Dr. George Kinnear is an Edinburgh local, whose latent wish to help people has led to him becoming a lecturer in Technology-Enhanced Mathematics Education and a researcher in the field of mathematics education at the University of Edinburgh.

He seemed to have an interest in the subject from primary all the way through to high school, where he got particularly interested in computing. From there, a nudge from his teacher who had studied at the University of Edinburgh, was all it took for him to pursue the subject at the same location and get an MA in Pure Mathematics. Having found his interest, he stuck around for his PhD in Analysis. “Essentially, it was to show that some numbers are bigger than other numbers,” he says of the topic for his thesis and, recalling the process, he speaks of a summary he had to write that could be followed by someone who didn’t have a background in mathematics. “I was thinking my mum and dad, basically, they're the only other people who have a copy of this,” he adds while gladly remembering that his dad was able to follow the point of it.

 While he did his PhD, he tutored on the side and realised he enjoyed the teaching process more than the pure mathematics research that he was doing. Just after getting his doctorate he found himself in a recruitment job at the University that allowed for interactions with prospective students as well as a lecturing opportunity in education. When asked about the transition into a teaching job, he starts reminiscing about his secondary school days when he used to be eager to help his fellow students, “I took all my notes that I was writing at school and typed them all up and had a website that I was running.” So, there was always a will to help, and that seemed to finally take shape in him finding a teaching job in education, where he could directly impact students’ learning experiences.

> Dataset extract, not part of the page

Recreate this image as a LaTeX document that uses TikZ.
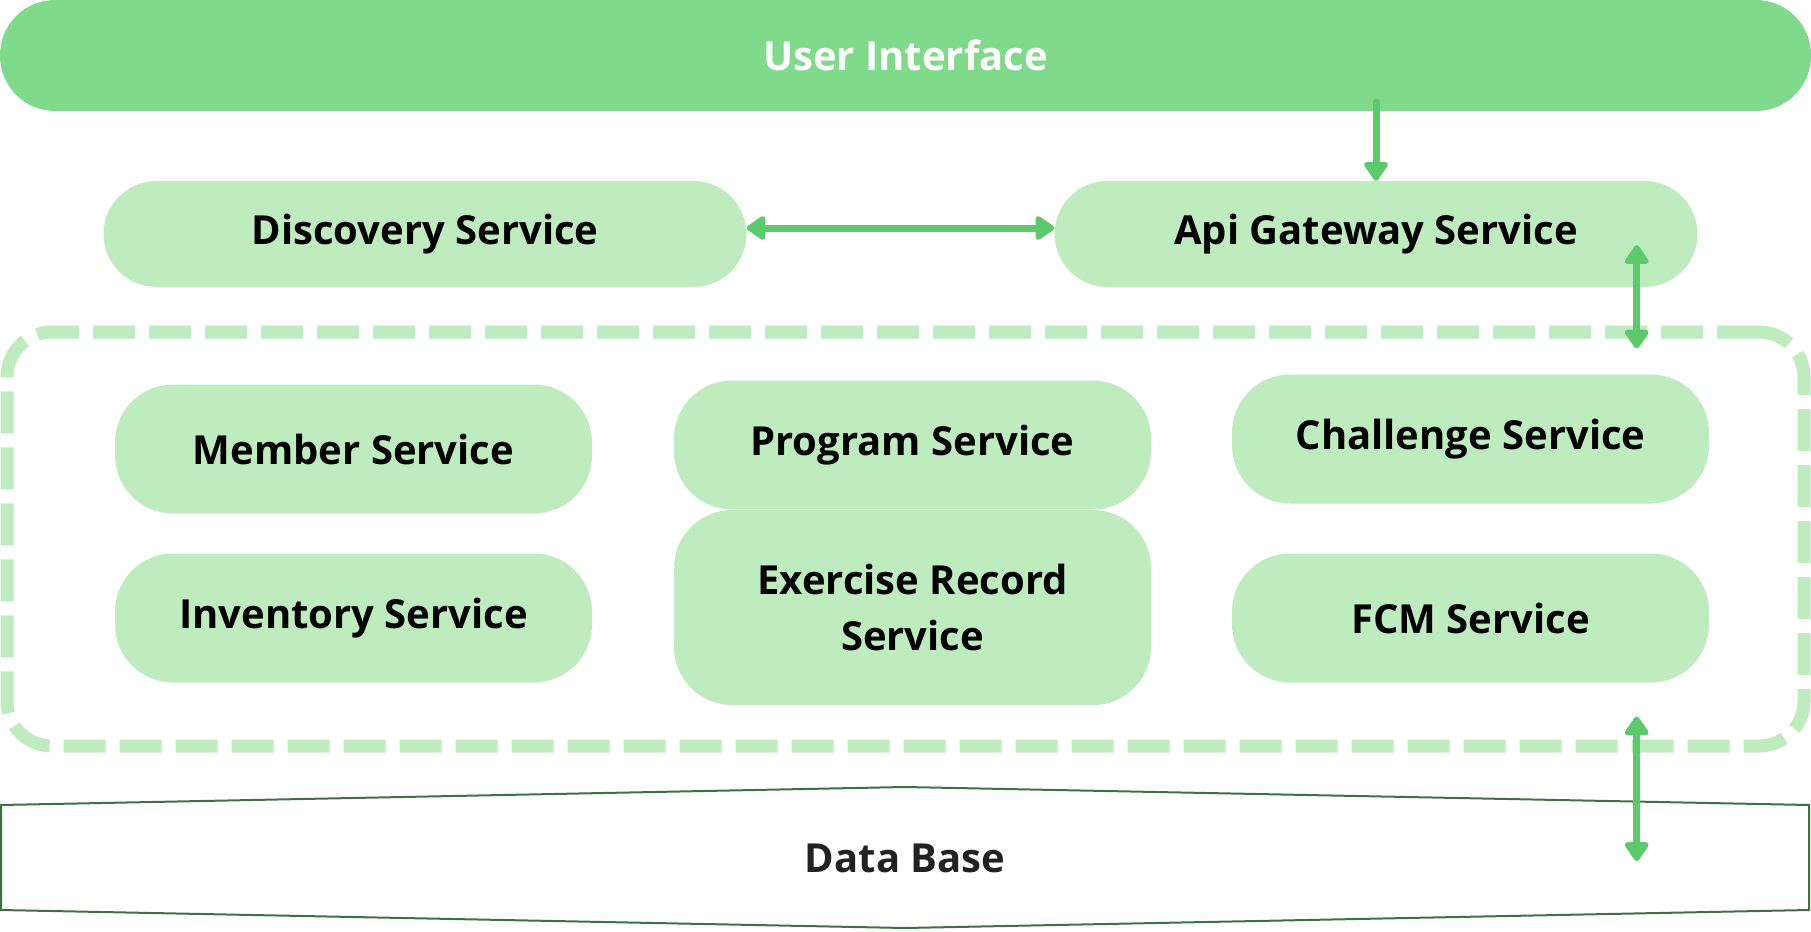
\documentclass[tikz,border=0pt]{standalone}
\usepackage{fontspec}
\setmainfont{Open Sans}
\usetikzlibrary{arrows.meta, positioning}
\definecolor{uigreen}{HTML}{7FDB8B}
\definecolor{boxgreen}{HTML}{BEECBE}
\definecolor{arrowgreen}{HTML}{5CC96B}
\definecolor{dbline}{HTML}{3F7040}
\definecolor{dbtext}{HTML}{222222}

\tikzset{
  label font/.style={font=\fontsize{40}{56}\selectfont\bfseries},
  svcbox/.style={fill=boxgreen, rounded corners=58pt, minimum width=477pt,
    minimum height=129pt, inner sep=0pt, align=center, label font},
  topbox/.style={fill=boxgreen, rounded corners=53pt, minimum width=643pt,
    minimum height=106pt, inner sep=0pt, label font},
  frame/.style={draw=boxgreen, line width=13pt, dash pattern=on 42pt off 14pt,
    rounded corners=45pt, minimum width=1797pt, minimum height=414pt},
  link/.style={draw=arrowgreen, line width=7pt, line cap=round,
    >={Triangle[round, length=21pt, width=27pt]}},
}

\begin{document}
\begin{tikzpicture}[x=1pt, y=-1pt]
\useasboundingbox (0,0) rectangle (1811,931);

% top row
\node[fill=uigreen, rounded corners=55pt, minimum width=1811pt, minimum height=111pt,
  inner sep=0pt, text=white, label font] (ui) at (905.5,55.5) {User Interface};
\node[topbox] (disc) at (425,234) {Discovery Service};
\node[topbox] (api) at (1376,234) {Api Gateway Service};

% services
\node[frame] (core) at (905.5,539) {};
\node[svcbox] (member) at (353.5,449) {Member Service};
\node[svcbox] (program) at (912.5,445) {Program Service};
\node[svcbox] (challenge) at (1470.5,439) {Challenge Service};
\node[svcbox] (inventory) at (353.5,618) {Inventory Service};
\node[svcbox, minimum height=195pt] (exercise) at (912.5,607.5) {Exercise Record\\Service};
\node[svcbox] (fcm) at (1470.5,618) {FCM Service};

% data base
\draw[dbline, line width=2pt] (1,805) -- (905,787) -- (1809,805) -- (1809,910)
  -- (905,928) -- (1,910) -- cycle;
\node[label font, text=dbtext] (db) at (905,858) {Data Base};

% connectors
\coordinate (gport) at ([shift={(-61pt,42pt)}]api.south east);
\draw[link, ->] ([yshift=9pt]ui.south -| api.north) -- (api.north);
\draw[link, <->] ([yshift=6pt]disc.east) -- ([yshift=6pt]api.west);
\draw[link, <->] (gport) -- ([yshift=-23pt]core.north -| gport);
\draw[link, <->] ([yshift=36pt]core.south -| gport) -- ([yshift=-3pt]db.center -| gport);
\end{tikzpicture}
\end{document}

His current research focuses on how students learn mathematics. Specifically, he is involved in looking into computer-based assessments and optimising systems that students use to answer questions online, such as STACK (something which all of us doing maths have found ourselves using at one point or another).

The field having changed so rapidly in the last couple of decades, he reflects on how that technological advancement has led to the development of more powerful tools that can be used in education and how the convenience that comes with it is something that is easy to get accustomed to. “We get used to all these things fairly rapidly, but actually even looking back to the year 2000, the landscape was so different.”

He believes the current online assessment environment is pretty useful since huge amounts of data are very easily accessible to hundreds of students, though there’s some uncertainty as to how to improve it.

Looking into the future of online learning, especially with the current context of Covid-19, he says there’s been a lot more interest in the field over the summer. He and some of his colleagues are being funded to develop workbooks into interactive STACK material, which they expect to make available to other Universities by the end of the academic year. He also helped conduct workshops during the summer to familiarise other teachers with STACK; since everyone realised they would soon be relying heavily on it.

Speaking of where he’s heading with his research in particular, he says he is still in the exploratory phase. Though he mentions creating a research agenda with a group of people, including Professor Chris Sangwin who developed STACK, in order to develop computer aided assessments further. This would be by talking to teachers who have to interact with it and conducting experiments to see where they can make it more beneficial. “So, I think that’d keep me busy for next few years while I kind of figure out what I want to do, when I’m grown up.”